In memoriam : Nono Saadi

Par Professeur émérite Ali Bencheneb
«Oh, je sais ton amitié»
(N. S. dernier mail)

Pour céder à la demande de Férial, Sarah et Kaïs que j’ai prise comme un signe d’affection, il me revient de dire que leur père était un juriste, comme si le seul titre de professeur de droit d’abord à l’Université d’Alger, ensuite à l’Université d’Artois, n’était pas par lui-même une preuve suffisamment convaincante. Et puisque le droit est preuve, faudrait-il convoquer ses derniers étudiants de Douai l’applaudissant debout à son dernier cours de droit constitutionnel ?
Il est vrai que Nono avait osé me dire plus d’une fois, disons autour d’un café, qu’il n’était pas juriste. Je sais aussi que je n’ai pas été le seul à entendre ce propos. 
Il est tout aussi vrai que sorti du lycée, il aurait pu rejoindre la Faculté des lettres et des sciences humaines ou s’investir dans des études d’économie politique. Jamais, nous n’avons discuté de la raison qui l’a poussé à faire des études de droit. Pour moi c’était une évidence, même si j’ai la faiblesse de penser que ce n’était pas pour me faire plaisir ou pour accréditer l’idée que les amitiés peuvent se renforcer au détour de préoccupations professionnelles communes.

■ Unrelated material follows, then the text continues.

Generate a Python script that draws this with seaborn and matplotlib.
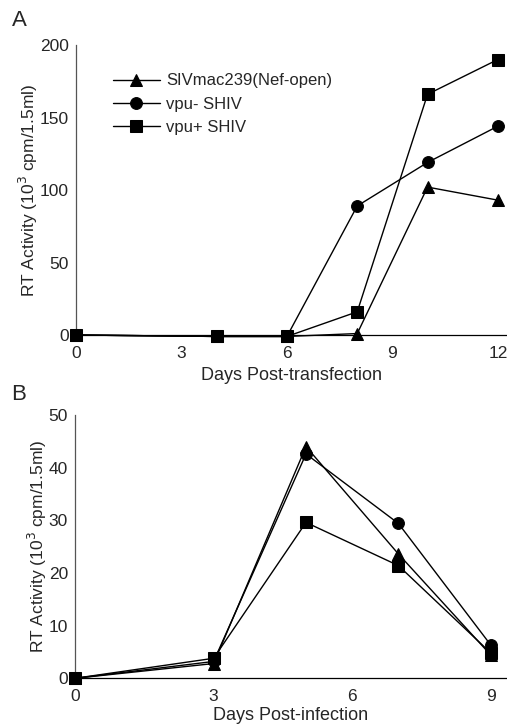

Si j’osais une hypothèse, je serais enclin à penser qu’il s’est inscrit à la Faculté de droit autant pour rassurer son père que pour se rassurer lui-même, en quelque sorte pour trouver dans sa conception du droit le moyen de vérifier des convictions déjà fortes. Le droit n’est-il pas aussi un langage, en quelque sorte un roman de société ? A ne pas l’écouter, à ne plus le raconter, ne frôle-t-on pas dangereusement l’obscurité ?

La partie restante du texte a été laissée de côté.